By then we were all starting to feel over our heads, looking for a way out of this mess. Who would ever have dreamed there would be a day when Canadian politicians would bludgeon ordinary citizens with economic cudgels?
Alas, the divisions just got worse. In the spring of 2019 B.C. cut off Alberta’s supply of weed, crippling their fast-food industry. So Alberta retaliated by restricting exports of beef, and Saskatchewan, siding with Alberta, ended shipments of wheat.
While these moves had little impact (they forgot the West Coast is 98 per cent vegan and gluten-free), Horgan felt compelled to end lumber sales to the Prairies, which forced builders there to revert to the sod huts of their homesteading forefathers.

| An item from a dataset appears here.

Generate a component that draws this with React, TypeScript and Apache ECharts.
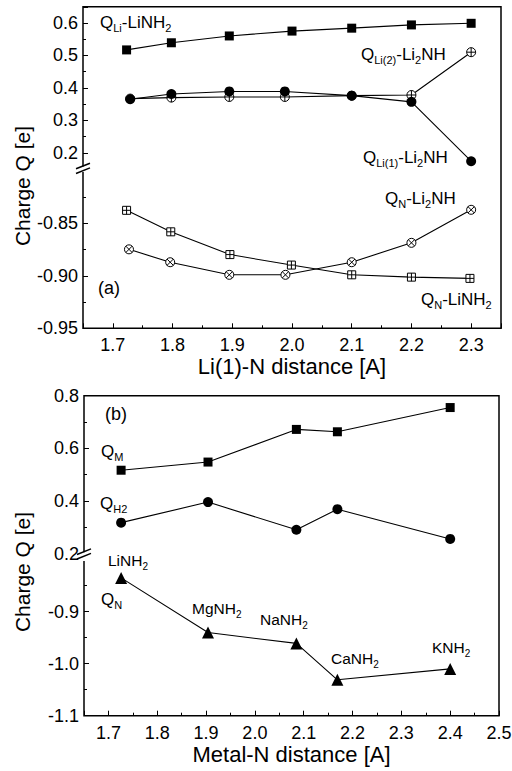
import React, { useEffect, useRef } from "react";
import * as echarts from "echarts";

// ---------- Panel (a): Li(1)-N distance ----------
const xQLi_LiNH2 = [1.723, 1.798, 1.895, 2.0, 2.1, 2.2, 2.3];
const qLi_LiNH2 = [0.517, 0.539, 0.56, 0.575, 0.584, 0.594, 0.599];
const xQLi_Li2NH = [1.729, 1.798, 1.895, 1.988, 2.1, 2.2, 2.3];
const qLi2_Li2NH = [0.367, 0.37, 0.372, 0.372, 0.376, 0.378, 0.51];
const qLi1_Li2NH = [0.365, 0.381, 0.389, 0.389, 0.376, 0.357, 0.174];
const xQN_Li2NH = [1.727, 1.796, 1.895, 1.989, 2.1, 2.2, 2.3];
const qN_Li2NH = [-0.8747, -0.887, -0.899, -0.899, -0.887, -0.8685, -0.837];
const xQN_LiNH2 = [1.723, 1.797, 1.896, 1.999, 2.1, 2.2, 2.298];
const qN_LiNH2 = [-0.8375, -0.858, -0.8797, -0.8897, -0.899, -0.9012, -0.9024];

// ---------- Panel (b): Metal-N distance ----------
const compounds = ["LiNH2", "MgNH2", "NaNH2", "CaNH2", "KNH2"];
const xMetalN = [1.726, 1.904, 2.085, 2.169, 2.4];
const qM = [0.517, 0.548, 0.672, 0.663, 0.755];
const qH2 = [0.318, 0.396, 0.291, 0.369, 0.256];
const qN = [-0.835, -0.94, -0.961, -1.031, -1.01];

const FONT = '"Liberation Sans", Arial, Helvetica, sans-serif';

const SYM_CIRCLE_PLUS =
  "path://M10,0 A10,10 0 1,1 10,20 A10,10 0 1,1 10,0 Z M0,10 L20,10 M10,0 L10,20";
const SYM_CIRCLE_X =
  "path://M10,0 A10,10 0 1,1 10,20 A10,10 0 1,1 10,0 Z M2.93,2.93 L17.07,17.07 M17.07,2.93 L2.93,17.07";
const SYM_SQUARE_PLUS =
  "path://M0,0 L20,0 L20,20 L0,20 Z M0,10 L20,10 M10,0 L10,20";

const isMult = (v: number, step: number) =>
  Math.abs(v / step - Math.round(v / step)) < 1e-6;

function App() {
  const ref = useRef<HTMLDivElement>(null);

  useEffect(() => {
    const chart = echarts.init(ref.current!, undefined, { renderer: "svg" });

    const A = { left: 83, right: 501, top: 6.75, brk1: 169, brk2: 171, bottom: 328.3 };
    const B = { left: 84, right: 499, top: 395.7, brk1: 553.7, brk2: 559.7, bottom: 715.7 };

    const grids = [
      { left: A.left, width: A.right - A.left, top: A.top, height: A.brk1 - A.top },
      { left: A.left, width: A.right - A.left, top: A.brk2, height: A.bottom - A.brk2 },
      { left: B.left, width: B.right - B.left, top: B.top, height: B.brk1 - B.top },
      { left: B.left, width: B.right - B.left, top: B.brk2, height: B.bottom - B.brk2 },
    ].map((g) => ({ ...g, containLabel: false, outerBoundsMode: "none" }));

    const tickLine = { color: "#000", width: 1 };
    const labelStyle = { color: "#000", fontSize: 18, fontFamily: FONT };

    const hiddenX = (gi: number, min: number, max: number) => ({
      type: "value", gridIndex: gi, min, max, show: false,
    });
    const majorX = (gi: number, min: number, max: number, name: string, nameGap: number) => ({
      type: "value", gridIndex: gi, min, max, minInterval: 0.1, maxInterval: 0.1,
      position: "bottom",
      axisLine: { show: false },
      axisTick: { show: true, inside: true, length: 5, lineStyle: tickLine },
      axisLabel: {
        ...labelStyle, margin: 8,
        formatter: (v: number) => (isMult(v, 0.1) ? v.toFixed(1) : ""),
      },
      splitLine: { show: false },
      name, nameLocation: "middle", nameGap,
      nameTextStyle: { color: "#000", fontSize: 22, fontFamily: FONT },
    });
    const minorX = (gi: number, min: number, max: number) => ({
      type: "value", gridIndex: gi, min, max, interval: 0.05, position: "bottom",
      axisLine: { show: false },
      axisTick: { show: true, inside: true, length: 3, lineStyle: tickLine },
      axisLabel: { show: false },
      splitLine: { show: false },
    });

    const majorY = (gi: number, min: number, max: number, opts: any, fmt: (v: number) => string) => ({
      type: "value", gridIndex: gi, min, max, position: "left", ...opts,
      axisLine: { show: false },
      axisTick: { show: true, inside: true, length: 5, lineStyle: tickLine },
      axisLabel: { ...labelStyle, margin: 5, formatter: fmt },
      splitLine: { show: false },
    });
    const minorY = (gi: number, min: number, max: number, interval: number) => ({
      type: "value", gridIndex: gi, min, max, interval, position: "left",
      axisLine: { show: false },
      axisTick: { show: true, inside: true, length: 3, lineStyle: tickLine },
      axisLabel: { show: false },
      splitLine: { show: false },
    });

    const xAxis = [
      hiddenX(0, 1.65, 2.35),
      majorX(1, 1.65, 2.35, "Li(1)-N distance [A]", 25),
      minorX(1, 1.65, 2.35),
      hiddenX(2, 1.65, 2.5),
      majorX(3, 1.65, 2.5, "Metal-N distance [A]", 28),
      minorX(3, 1.65, 2.5),
    ];

    const yAxis = [
      majorY(0, 0.15, 0.65, { minInterval: 0.1, maxInterval: 0.1 }, (v) =>
        isMult(v, 0.1) ? v.toFixed(1) : ""),
      minorY(0, 0.15, 0.65, 0.05),
      majorY(1, -0.95, -0.8, { interval: 0.05 }, (v) => (v > -0.81 ? "" : v.toFixed(2))),
      minorY(1, -0.95, -0.8, 0.025),
      majorY(2, 0.2, 0.8, { interval: 0.2 }, (v) => v.toFixed(1)),
      minorY(2, 0.2, 0.8, 0.1),
      majorY(3, -1.1, -0.8, { interval: 0.1 }, (v) => (v > -0.81 ? "" : v.toFixed(1))),
      minorY(3, -1.1, -0.8, 0.05),
    ];

    const mk = (
      name: string, xs: number[], ys: number[], xi: number, yi: number,
      symbol: string, size: number, hollow: boolean
    ) => ({
      type: "line", name, xAxisIndex: xi, yAxisIndex: yi,
      data: xs.map((x, i) => [x, ys[i]]),
      symbol, symbolSize: size, showAllSymbol: true,
      lineStyle: { color: "#000", width: 1.1 },
      itemStyle: hollow
        ? { color: "#fff", borderColor: "#000", borderWidth: 1 }
        : { color: "#000", borderColor: "#000", borderWidth: 0 },
      emphasis: { disabled: true },
      silent: true,
      z: 3,
    });

    const series = [
      mk("QLi-LiNH2", xQLi_LiNH2, qLi_LiNH2, 0, 0, "rect", 9, false),
      mk("QLi(2)-Li2NH", xQLi_Li2NH, qLi2_Li2NH, 0, 0, SYM_CIRCLE_PLUS, 9, true),
      mk("QLi(1)-Li2NH", xQLi_Li2NH, qLi1_Li2NH, 0, 0, "circle", 10, false),
      mk("QN-Li2NH", xQN_Li2NH, qN_Li2NH, 1, 2, SYM_CIRCLE_X, 9, true),
      mk("QN-LiNH2", xQN_LiNH2, qN_LiNH2, 1, 2, SYM_SQUARE_PLUS, 8, true),
      mk("QM", xMetalN, qM, 3, 4, "rect", 9, false),
      mk("QH2", xMetalN, qH2, 3, 4, "circle", 10, false),
      mk("QN", xMetalN, qN, 4, 6, "triangle", 12, false),
    ];

    const ann = (text: string, x: number, y: number, fs = 17, sfs = 11) => ({
      type: "text", x, y, z: 120,
      style: {
        text, fill: "#000", fontSize: fs, fontFamily: FONT,
        align: "left", verticalAlign: "middle",
        rich: {
          s: { fontSize: sfs, fontFamily: FONT, fill: "#000", verticalAlign: "bottom", padding: [12, 0, 0, 0] },
        },
      },
    });
    const sub = (name: string) => name.replace(/(\d+)$/, "{s|$1}");

    const frame = (P: any) => ({
      type: "rect", z: 100,
      shape: { x: P.left, y: P.top, width: P.right - P.left, height: P.bottom - P.top },
      style: { fill: "none", stroke: "#000", lineWidth: 1.5 },
    });
    const brk = (x: number, yc1: number, yc2: number, coverTop: number, coverBot: number) => [
      { type: "rect", z: 110, shape: { x: x - 4, y: coverTop, width: 11, height: coverBot - coverTop }, style: { fill: "#fff", stroke: "none" } },
      { type: "line", z: 111, shape: { x1: x - 7, y1: yc1 + 2.8, x2: x + 7, y2: yc1 - 2.8 }, style: { stroke: "#000", lineWidth: 1.5 } },
      { type: "line", z: 111, shape: { x1: x - 7, y1: yc2 + 2.8, x2: x + 7, y2: yc2 - 2.8 }, style: { stroke: "#000", lineWidth: 1.5 } },
    ];

    const ytitle = (y: number) => ({
      type: "text", x: 22, y, rotation: Math.PI / 2, z: 120,
      style: {
        text: "Charge Q [e]", fill: "#000", fontSize: 21, fontFamily: FONT,
        align: "center", verticalAlign: "middle",
      },
    });

    const compoundPos = [
      [108, 560], [192, 608], [260, 619], [331, 658], [432, 647],
    ];

    const graphic = [
      frame(A), frame(B),
      ...brk(A.left, 166, 170.7, 166.5, 172),
      ...brk(B.left, 551.7, 556.2, 552.2, 561),
      ytitle(186), ytitle(572),
      ann("Q{s|Li}-LiNH{s|2}", 100, 22),
      ann("Q{s|Li(2)}-Li{s|2}NH", 361, 54),
      ann("Q{s|Li(1)}-Li{s|2}NH", 363, 157),
      ann("Q{s|N}-Li{s|2}NH", 385, 198),
      ann("Q{s|N}-LiNH{s|2}", 421, 299),
      ann("(a)", 98, 288, 18),
      ann("(b)", 105, 414, 18),
      ann("Q{s|M}", 101, 451),
      ann("Q{s|H2}", 100, 503),
      ann("Q{s|N}", 101, 599),
      ...compounds.map((c, i) => ann(sub(c), compoundPos[i][0], compoundPos[i][1], 15.5, 10)),
    ];

    chart.setOption({
      animation: false,
      backgroundColor: "#fff",
      textStyle: { fontFamily: FONT },
      grid: grids,
      xAxis,
      yAxis,
      series,
      graphic,
    });

    return () => chart.dispose();
  }, []);

  return (
    <div
      ref={ref}
      style={{ position: "fixed", left: 0, top: 0, width: 512, height: 771, background: "#fff" }}
    />
  );
}

export default App;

Then other provinces joined in, imposing economic sanctions on one another to address festering resentments. Ontario, telling Alberta “you may provide the oil but we’re still the engine,” stopped selling pickup trucks pending the repatriation of Connor McDavid. Alberta and B.C. whined about subsidizing other provinces through federal equalization payments, so Ottawa cut off health transfers as punishment for moaning. Newfoundland, still smarting over the division of offshore oil revenue, declared it would cut off exports of cod — or would, if there were any cod to export. Canada’s middle child, Manitoba, tired of being ignored, launched a general strike but nobody noticed. Quebec threatened to secede, though it then had to admit it couldn’t remember why.
One tiny voice piped up to point out that Canada was still one country, and a darn good one at that — consistently near the top of global quality-of-life rankings — but that voice was drowned out by the sound of us screeching at each other. Or maybe it was the clip-clop of horses pulling our Rachel Rockets.